In horror writing it helps to be somewhat familiar with the some variety of horror. J.L. Benét’s personal introduction came in the form of the small, northern Michigan town. To be honest, it wasn’t the town that was horrific but the need to somehow experience other horizons that lead Jean-Loup to the vistas of horror. John Bellairs and Stephen King were devoured alongside Doyle, Poe, and Asimov.  It was this last author who sent the young thinker out into the world.

J.L. attended the University of Michigan with the desire to see Asimov’s fiction become engineering reality. Majoring in both electrical and mechanical engineering, he discovered a horror too real even to be in a novel: the life of an engineering student. After three years of drinking hyper-caffeinated bad coffee, spending 20 hours a day coding and showering far less than desirable, Jean-Loup decided to be done with engineering before he was done in by engineering. It was onto the green lawns, historic markers and protesting hippies of U of M’s Central Campus.

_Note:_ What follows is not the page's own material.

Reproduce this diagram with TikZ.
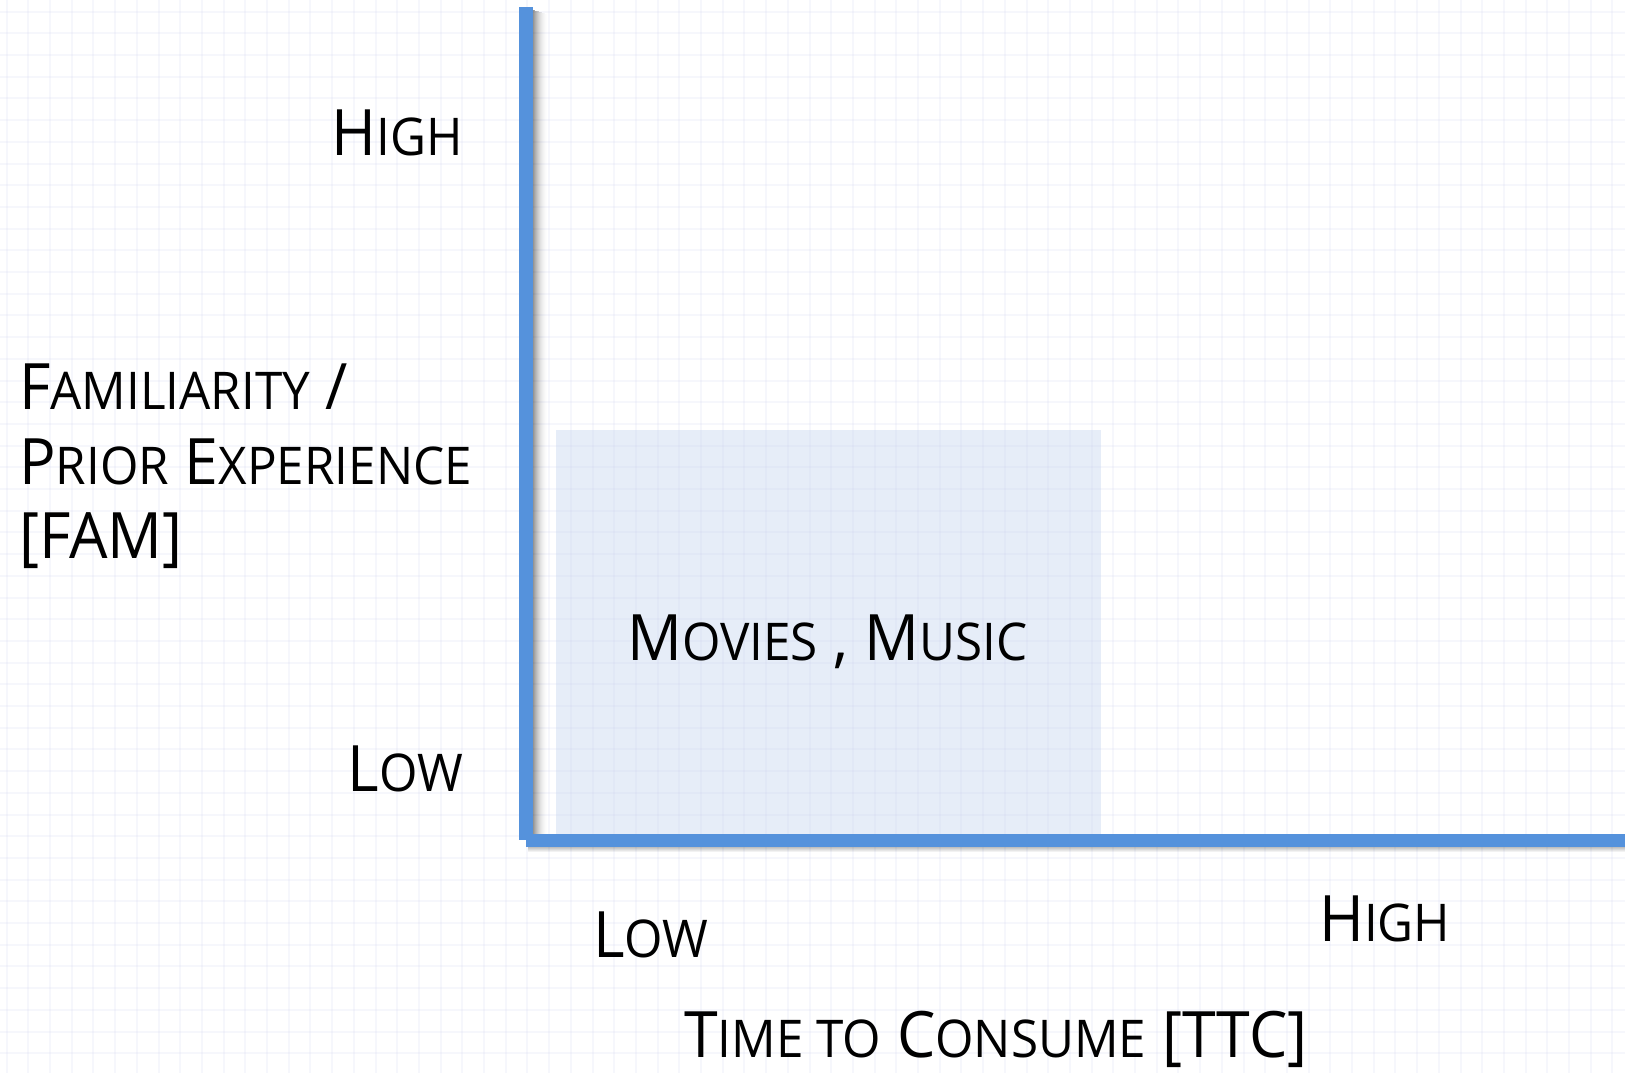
\documentclass[tikz,border=0pt]{standalone}
\usepackage{fontspec}
\setmainfont{Open Sans}[FakeStretch=0.95]
\definecolor{axisblue}{RGB}{85,146,220}
\definecolor{zonefill}{RGB}{230,237,248}
\definecolor{gridline}{RGB}{200,205,235}
% reduced capitals for the small-caps look of the labels
\newcommand\smc[1]{{\fontsize{52}{75}\selectfont #1}}
\tikzset{
  lbl/.style={font=\fontsize{64}{75}\selectfont, inner sep=0pt, text=black},
  gridln/.style={draw=gridline, opacity=0.15, line width=2pt},
  axisln/.style={fill=axisblue},
}
\begin{document}
\begin{tikzpicture}[x=1pt,y=-1pt]
  \useasboundingbox (0,0) rectangle (1625,1073);
  \fill[white] (0,0) rectangle (1625,1073);

  % highlighted low/low zone
  \fill[zonefill] (556,430) rectangle (1101,834);

  % background grid
  \foreach \k in {0,...,74} \draw[gridln] ({6.6+21.7*\k},0) -- ({6.6+21.7*\k},1073);
  \foreach \k in {0,...,49} \draw[gridln] (0,{11.6+21.7*\k}) -- (1625,{11.6+21.7*\k});

  % soft shadows of the axes
  \foreach \i in {0,...,14}
    \fill[black, opacity={0.42*(1-\i/15)*(1-\i/15)}] ({533+\i},{10+\i*0.3}) rectangle ({534+\i},834);
  \foreach \i in {0,...,4}
    \fill[black, opacity={0.25*(1-\i/5)}] (528,{847+\i}) rectangle (1625,{848+\i});

  % axes
  \fill[axisln] (519,7) rectangle (533,840);
  \fill[axisln] (526,834) rectangle (1625,847);

  % vertical axis labels
  \node[lbl, anchor=base east] (yhigh) at (463,155) {H\smc{IGH}};
  \node[lbl, anchor=base east] (ylow) at (463,791) {L\smc{OW}};
  \node[lbl, anchor=base west] (fam1) at (19,409) {F\smc{AMILIARITY} /};
  \node[lbl, anchor=base west] (fam2) at (19,484) {P\smc{RIOR} E\smc{XPERIENCE}};
  \node[lbl, anchor=base west] (fam3) at (19,558) {[FAM]};

  % zone label
  \node[lbl, anchor=base west] (zone) at (627,660) {M\smc{OVIES} , M\smc{USIC}};

  % horizontal axis labels
  \node[lbl, anchor=base west] (xlow) at (593,957) {L\smc{OW}};
  \node[lbl, anchor=base west] (xhigh) at (1319,941) {H\smc{IGH}};
  \node[lbl, anchor=base west] (ttc) at (684,1057) {T\smc{IME TO} C\smc{ONSUME} [TTC]};
\end{tikzpicture}
\end{document}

Changing his major to English, he discovered a natural talent for teaching and enrolled in the College of Education. While engineering had never really dampened his love of the written word, the greater immersion in literature caused it to bubble to the surface with renewed vigor. He also discovered the terrible bias of academia toward the inferior realm known as genre fiction. This was the style of writing he enjoyed most and considered many genre authors to be as great of writers if not better than those taught within the ivy-covered walls.

For this reason, J.L. chose to attend Seton Hill University for his Master’s. Obtaining a degree in Writing of Popular Fiction, also finished his first novel. This novel, Wolf Hunter, will be released by Belfire Press in 2012. He also has numerous shorter fiction and non-fiction pieces published in various magazine and anthologies.

The search for employment brought Jean-Loup full circle when he found a position as a middle and high school English teacher in the next town over from where he grew up. After working for a while in the fine arts school in northern Michigan, he decided to head south to warmer climes. He spent a few years in Tampa, Florida, teaching creative writing, reading and English at the high school level. His blood growing thin and missing the snow, he recently moved to Denver, Colorado. He is now teaching English and writing at the college level. When not playing rugby or procrastinating on the internet, he complains about the lack of time and resources available to teachers and writers alike. In his office he has gargoyles, bats, ravens; none of whom are all that helpful when it comes to defeating writer’s block.